「新時代のマルチメディアクリエイターによせて」(1) 天川貴之
マルチメディア時代には、近代以降、様々に専門化されて各々のセクトを細かく区分していた社会が、再び、統合的一体感を回復してゆくことになる。
多なるものを結びつけ、一体化してゆく働きを「愛」というならば、これは、まさしく大いなる愛が社会に実現してゆく時代であるともいえよう。
しかし、すべての情報が、より一層共有される時代であるからこそ、何よりも重要なテーマになってくるのが、情報の質そのものなのである。
情報ハイウェイ構想が現実のものとなり、すべての図書館や、病院や、大学や、会社や、個人が一つに結ばれ、双方向のコミュニケーションが可能になった時、確かに、そこに流れる情報の質が高度なものであったならば、その影響を受けて、非常に崇高な気品溢れる社会が出現するのであろうが、逆に、非常に悪質な情報ばかりが飛び交えば、加速度的に社会全体が堕落してゆくことにもなるであろう。
結局の所、マルチメディアというものも一種の手段であって、目的そのものではない。マルチメディア社会を大いに生かしてゆくためには、科学技術の発展に見合うだけの人間性の発展が何よりも必要になってくるのである。

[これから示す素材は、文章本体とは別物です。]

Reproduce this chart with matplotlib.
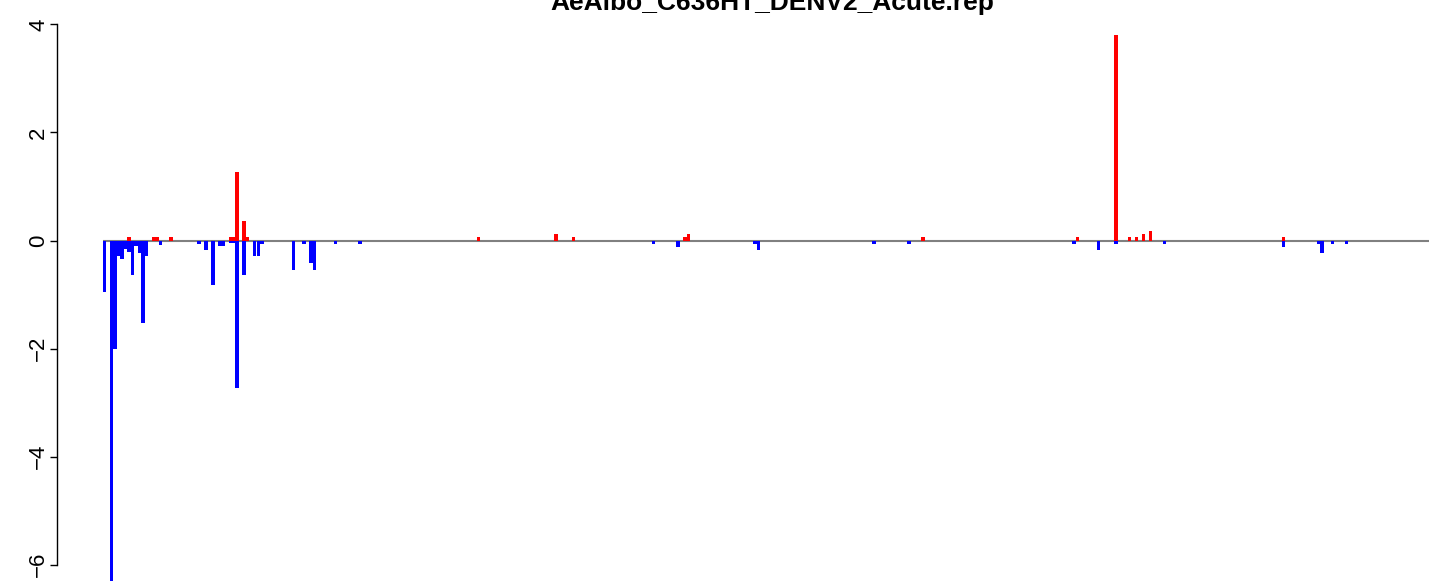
import matplotlib
matplotlib.use('Agg')
import numpy as np
from matplotlib import pyplot as plt

title = "AeAlbo_C636HT_DENV2_Acute.rep"

# bin index along the genome and value (plus strand = red, minus strand = blue)
plus_pos = [7, 14, 15, 19, 36, 37, 38, 40, 41, 107, 129, 134, 166, 167,
            234, 278, 289, 293, 295, 297, 299, 337]
plus_val = [0.06, 0.06, 0.06, 0.06, 0.06, 0.06, 1.26, 0.37, 0.06, 0.06, 0.12, 0.06, 0.06, 0.12,
            0.06, 0.06, 3.8, 0.06, 0.06, 0.12, 0.18, 0.06]

minus_pos = [0, 2, 3, 4, 5, 6, 7, 8, 9, 10, 11, 12, 16,
             27, 29, 31, 33, 34, 36, 37, 38, 40, 43, 44, 45,
             54, 57, 59, 60, 66, 73,
             157, 164, 186, 187, 220, 230, 277, 284, 289, 303, 337, 347, 348, 351, 355]
minus_val = [-0.95, -6.35, -2.0, -0.29, -0.35, -0.15, -0.22, -0.64, -0.1, -0.23, -1.53, -0.29, -0.08,
             -0.06, -0.17, -0.83, -0.1, -0.1, -0.05, -0.05, -2.72, -0.64, -0.29, -0.29, -0.06,
             -0.54, -0.06, -0.41, -0.54, -0.06, -0.06,
             -0.06, -0.12, -0.06, -0.17, -0.06, -0.06, -0.06, -0.17, -0.06, -0.06, -0.12, -0.06, -0.24, -0.06, -0.06]

yticks = [-6, -4, -2, 0, 2, 4]

W, H = 1429, 581
fig = plt.figure(figsize=(W / 100, H / 100), dpi=100)

# axes spans from the y axis line to the right edge, full height (plot is cropped)
x0 = 57
ax = fig.add_axes([x0 / W, 0, 1 - x0 / W, 1])
ax.set_xlim((x0 - 102.5) / 3.5, (W - 102.5) / 3.5)
ax.set_ylim(-6.30, 4.45)

ax.hlines(0, 0, (W - 102.5) / 3.5, color='#808080', lw=1.5, zorder=1)
ax.bar(plus_pos, plus_val, width=1.0, align='edge', color='red', lw=0, zorder=2)
ax.bar(minus_pos, minus_val, width=1.0, align='edge', color='blue', lw=0, zorder=2)

for s in ['top', 'right', 'bottom']:
    ax.spines[s].set_visible(False)
ax.spines['left'].set_bounds(-6, 4)
ax.spines['left'].set_linewidth(1.0)
ax.set_xticks([])
ax.set_yticks(yticks)
ax.set_yticklabels(['\u2212' + str(-t) if t < 0 else str(t) for t in yticks],
                   rotation=90, va='center', family='Liberation Sans', fontsize=16)
ax.tick_params(axis='y', length=5, width=1.0, pad=0.5)

# title sits partly above the top edge, as in the cropped original
fig.text(772 / W, 1 - 10 / H, title, ha='center', va='baseline',
         family='Liberation Sans', fontweight='bold', fontsize=19)

fig.savefig('out.png', dpi=100)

マルチメディア社会と対極的な生き方とは、古代中国の老子的生き方であろう。
しかし、科学文明の歴史が始まって以来、老子の云われるように、無為自然の内に、科学的進歩など望まず、徒らに知識を積んでゆくことも望まず、隣国のことも全く気にせずに、自国のことのみに満足して暮らす方が、人間にとって真なる幸福の道であるのかどうかについては、根源的な決着はついていないのではないかとも思われる。